Top | Tales from a Studio Apartment
(post, David Silva)
To start, I appologize for this being long. It is my first post. I'm sure I will learn to not blab so much as I continue with further tales of the kichen... I am just super excited! Introduction: We are (sadly) not in Bologna this rainy afternoon. The solution? Bring Italy to us! My friends all know I'd throw myself under the M60 bus to save my beloved Cuisinart Mini Chop (I do love her so), but I am on a budget, and I simply cannot afford kitchen tools like pizza stones and griddles right now. The ones at Sur La Table and Williams-Sonoma were WAY out of my weekly budget. So how can one make piadine withOUT a traditional terracotta griddle? The answer lies at HOME DEPOT... The idea: We were trying to replicate an "testo", or an Italian, terracotta griddle.
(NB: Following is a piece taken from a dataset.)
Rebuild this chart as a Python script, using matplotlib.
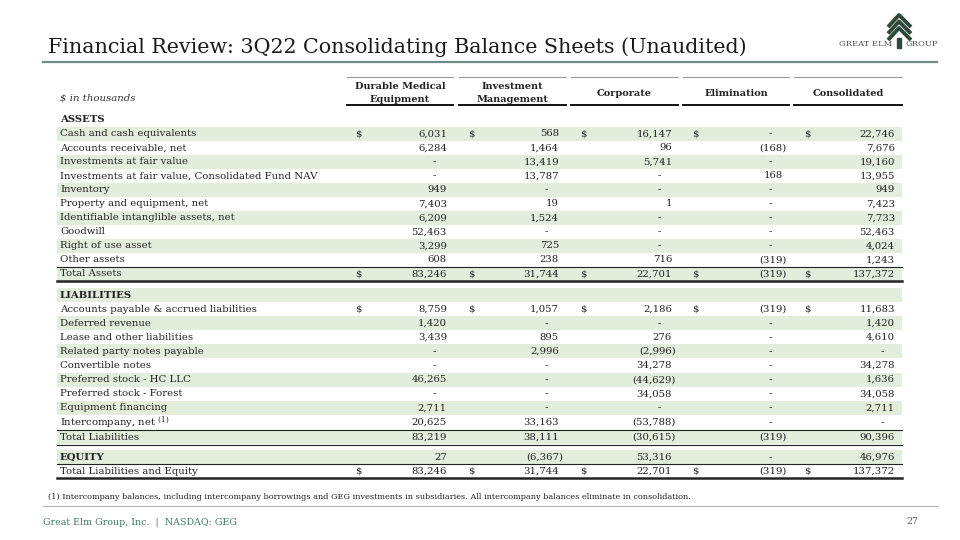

You can cook with tile in the oven (or a stovetop) as long as it's UN-glazed. We went to the pottery section, bought an unglazed, terra-cotta flower-pot base, brought it home, and threw it on the stove! It works. It ACTUALLY works! A mere $8 "pizza stone" vs. a $50 one from a gourmet store . Who knew a crisp $10 bill could provide such a carbohydrate paradise?! The GOOD stuff: Charlie was missing his "nona", so we made "piadine", an italian version of a mexican flour tortilla. You can fold these toasted dreams and fill them with whatever you wish. Therefore ... 1. You make a dough of flour, baking soda, olive oil, and water. 2. Roll it on a floured base, make it super flat, and throw it on the flour-pot base that's on the stove-top. (Make sure the gas is on high.) 3. When it's cooked, you'll get those pretty, toasted brown spots speckled over your dough. You can now flip it and toast the other side. 4. Fill it with your craving and MANGIA! At the spot where I cater-waiter, the head chef's constant secret ingredient is carmelized onions. On that note, I recently read an entire article dedicated to pomegranate molasses. (I know, I'm a geek.) Today I found FIG molasses. OH. MY. GOSH. It wasn't too pricy, so I endulged. If you can get it, GET IT. You won't be sorry. I was craving salty-sweet combinations, so I opted to fill our piadine with the following (I'm practicing my Italian): 1. Cipolla (onions I carmelized in fig molasses with sea salt, garlic, a touch of cumin, and black pepper), 2. Arugula (arugula), and 3. Cheese (formaggio, specifically Fontina) CIAO Bologna!